WHAT YOU WILL DO: Keep only the lines where "this" appears.
* BEGIN DATASET RECORDS *
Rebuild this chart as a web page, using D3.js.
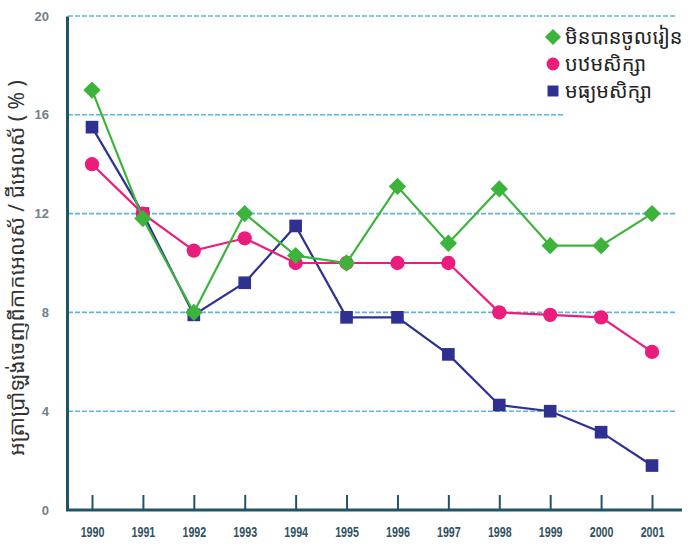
<!DOCTYPE html>
<html><head><meta charset="utf-8">
<script src="https://cdn.jsdelivr.net/npm/d3@7"></script>
<style>body{margin:0;background:#fff}svg{display:block}</style>
</head><body>
<svg id="c" width="692" height="550"></svg>
<script>
const years = [1990,1991,1992,1993,1994,1995,1996,1997,1998,1999,2000,2001];
const noSchool = [17.0,11.8,8.0,12.0,10.3,10.0,13.1,10.8,13.0,10.7,10.7,12.0];
const primary = [14.0,12.0,10.5,11.0,10.0,10.0,10.0,10.0,8.0,7.9,7.8,6.4];
const secondary = [15.5,12.0,7.9,9.2,11.5,7.8,7.8,6.3,4.25,4.0,3.15,1.8];
const yTicks = [0,4,8,12,16,20];
const seriesNames = ["មិនបានចូលរៀន","បឋមសិក្សា","មធ្យមសិក្សា"];
const yTitle = "អត្រាប្រាំឡង់ចេញពីកាកអេលស័ / ជីអេលស័ ( % )";

const svg = d3.select("#c");
const x = d3.scaleLinear().domain([1990,2001]).range([92,652]);
const y = d3.scaleLinear().domain([0,20]).range([510,16]);
const axisCol = "#1e5666";
const khmer = "'Noto Sans Khmer','Khmer OS','Khmer OS System',sans-serif";

// rotated-square diamond symbol
const diamond = { draw(ctx, size){ const r = Math.sqrt(size/2); ctx.moveTo(0,-r); ctx.lineTo(r,0); ctx.lineTo(0,r); ctx.lineTo(-r,0); ctx.closePath(); } };

// gridlines
svg.append("g").selectAll("line").data(yTicks.filter(d=>d>0)).join("line")
  .attr("x1",68).attr("x2",676).attr("y1",d=>y(d)).attr("y2",d=>y(d))
  .attr("stroke","#5cb6de").attr("stroke-width",1.6).attr("stroke-dasharray","5,2");

// legend background
svg.append("rect").attr("x",563).attr("y",22).attr("width",129).attr("height",104).attr("fill","#fff");

// axes
const yAxis = d3.axisLeft(y).tickValues(yTicks).tickSize(0).tickPadding(14).tickFormat(d3.format("d"));
const gy = svg.append("g").attr("transform","translate(67,0)").call(yAxis);
gy.select(".domain").attr("stroke",axisCol).attr("stroke-width",3);
gy.selectAll("text").attr("fill","#6f8088").attr("font-family","'Liberation Sans Narrow','Liberation Sans',sans-serif")
  .attr("font-weight","bold").attr("font-size",13).attr("dx",-4);

const xAxis = d3.axisBottom(x).tickValues(years).tickSize(-15).tickPadding(10).tickFormat(d3.format("d"));
const gx = svg.append("g").attr("transform","translate(0,510)").call(xAxis);
gx.select(".domain").attr("d","M66,0H682").attr("stroke",axisCol).attr("stroke-width",3);
gx.selectAll(".tick line").attr("stroke",axisCol).attr("stroke-width",2);
gx.selectAll(".tick text").attr("fill","#2f5260").attr("font-family","'Liberation Sans Narrow','Liberation Sans',sans-serif")
  .attr("font-weight","bold").attr("font-size",13).attr("transform","scale(0.82,1.1)").attr("y",15);

// title
svg.append("text").attr("transform","translate(24,268) rotate(-90)").attr("text-anchor","middle")
  .attr("font-family",khmer).attr("font-size",21).attr("fill","#333").text(yTitle);

const line = d3.line().x((d,i)=>x(years[i])).y(d=>y(d));
const series = [
  {vals:secondary, col:"#2e3192", sym:d3.symbolSquare, size:160},
  {vals:primary, col:"#ec1c7c", sym:d3.symbolCircle, size:160},
  {vals:noSchool, col:"#3cb43c", sym:diamond, size:150}
];
series.forEach(s=>{
  svg.append("path").attr("d",line(s.vals)).attr("fill","none").attr("stroke",s.col).attr("stroke-width",2.2);
  svg.append("g").selectAll("path").data(s.vals).join("path")
    .attr("transform",(d,i)=>`translate(${x(years[i])},${y(d)})`)
    .attr("d",d3.symbol().type(s.sym).size(s.size)).attr("fill",s.col);
});

// legend
const leg = [
  {name:seriesNames[0], col:"#3cb43c", sym:diamond, size:130},
  {name:seriesNames[1], col:"#ec1c7c", sym:d3.symbolCircle, size:130},
  {name:seriesNames[2], col:"#2e3192", sym:d3.symbolSquare, size:120}
];
leg.forEach((l,i)=>{
  const yy = 37 + i*27;
  svg.append("path").attr("transform",`translate(553,${yy})`).attr("d",d3.symbol().type(l.sym).size(l.size)).attr("fill",l.col);
  svg.append("text").attr("x",565).attr("y",yy+7).attr("font-family",khmer).attr("font-size",20).attr("fill","#222").text(l.name);
});
</script>
</body></html>
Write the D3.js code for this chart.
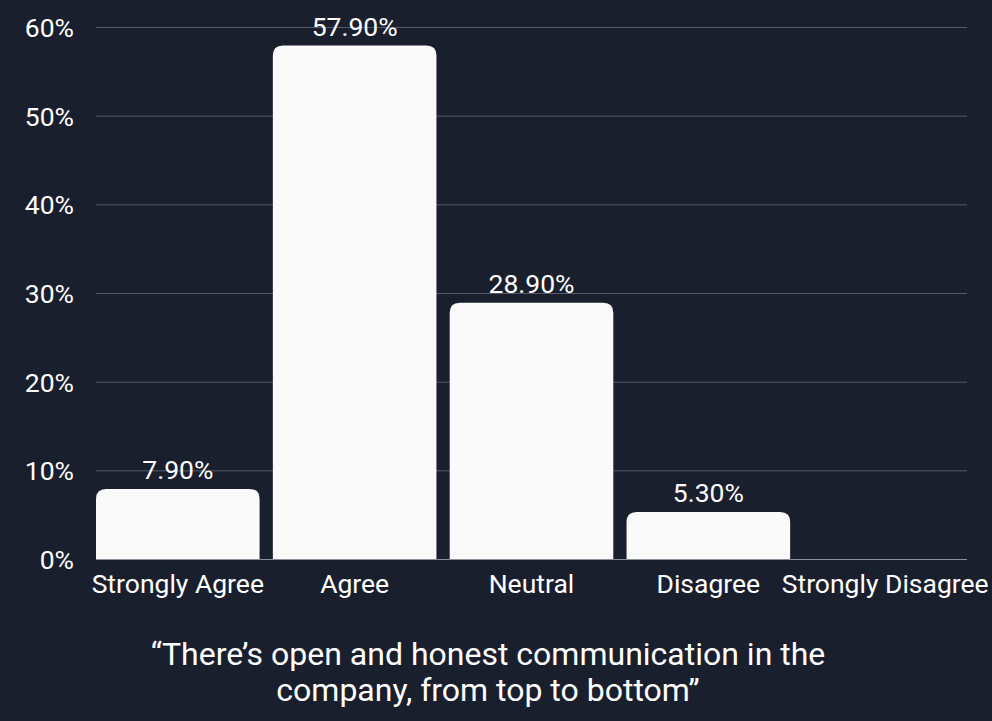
<!DOCTYPE html>
<html><head><meta charset="utf-8">
<script src="https://cdn.jsdelivr.net/npm/d3@7"></script>
<style>html,body{margin:0;padding:0;background:#1a1f2e;}svg{display:block;}</style>
</head><body>
<svg id="chart" width="992" height="721"></svg>
<script>
const categories = ["Strongly Agree", "Agree", "Neutral", "Disagree", "Strongly Disagree"];
const values = [7.9, 57.9, 28.9, 5.3, 0];
const valueLabels = ["7.90%", "57.90%", "28.90%", "5.30%", ""];
const yTicks = [0, 10, 20, 30, 40, 50, 60];
const titleLines = ["\u201CThere\u2019s open and honest communication in the", "company, from top to bottom\u201D"];

const W = 992, H = 721;
const svg = d3.select("#chart");
svg.append("rect").attr("width", W).attr("height", H).attr("fill", "#1a1f2e");

const x = d3.scaleBand().domain(categories).range([96, 967]).paddingInner(0.075).paddingOuter(0);
const y = d3.scaleLinear().domain([0, 60]).range([559, 27]);
const font = "Roboto, 'Noto Sans', sans-serif";
const fs = 26.5;

// gridlines
svg.append("g").selectAll("line").data(yTicks.filter(d => d > 0)).join("line")
  .attr("x1", 96).attr("x2", 967)
  .attr("y1", d => y(d) + 0.5).attr("y2", d => y(d) + 0.5)
  .attr("stroke", "#545a6b").attr("stroke-width", 1);

// y axis labels
const yAxis = d3.axisLeft(y).tickValues(yTicks).tickFormat(d => d + "%").tickSize(0).tickPadding(0);
const yg = svg.append("g").attr("transform", "translate(74,0)").call(yAxis);
yg.select(".domain").remove();
yg.selectAll("text").attr("fill", "#ffffff").attr("font-family", font).attr("font-size", fs).attr("dy", "0.36em");

// bars with rounded top corners
const r = 10;
svg.append("g").selectAll("path").data(categories.map((c, i) => ({c, v: values[i]})).filter(d => d.v > 0)).join("path")
  .attr("fill", "#fafafa")
  .attr("d", d => {
    const x0 = x(d.c), x1 = x0 + x.bandwidth(), yt = y(d.v), yb = y(0);
    const rr = Math.min(r, (yb - yt));
    return `M${x0},${yb}V${yt + rr}Q${x0},${yt} ${x0 + rr},${yt}H${x1 - rr}Q${x1},${yt} ${x1},${yt + rr}V${yb}Z`;
  });

// baseline
svg.append("line").attr("x1", 96).attr("x2", 967).attr("y1", 559.5).attr("y2", 559.5)
  .attr("stroke", "#8a8e9a").attr("stroke-width", 1);

// value labels
svg.append("g").selectAll("text").data(categories.map((c, i) => ({c, v: values[i], l: valueLabels[i]}))).join("text")
  .attr("x", d => x(d.c) + x.bandwidth() / 2)
  .attr("y", d => y(d.v) - 10)
  .attr("text-anchor", "middle").attr("fill", "#ffffff")
  .attr("font-family", font).attr("font-size", fs)
  .text(d => d.l);

// x axis labels
const xAxis = d3.axisBottom(x).tickSize(0).tickPadding(0);
const xg = svg.append("g").attr("transform", "translate(0,593)").call(xAxis);
xg.select(".domain").remove();
xg.selectAll("text").attr("fill", "#ffffff").attr("font-family", font).attr("font-size", fs).attr("dy", 0);

// title
svg.append("g").selectAll("text").data(titleLines).join("text")
  .attr("x", 488).attr("y", (d, i) => 665 + i * 36)
  .attr("text-anchor", "middle").attr("fill", "#ffffff")
  .attr("font-family", font).attr("font-size", 32)
  .text(d => d);
</script>
</body></html>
* END DATASET RECORDS *
FULL OUTPUT:
Rebuild this chart as a web page, using D3.js.
Write the D3.js code for this chart.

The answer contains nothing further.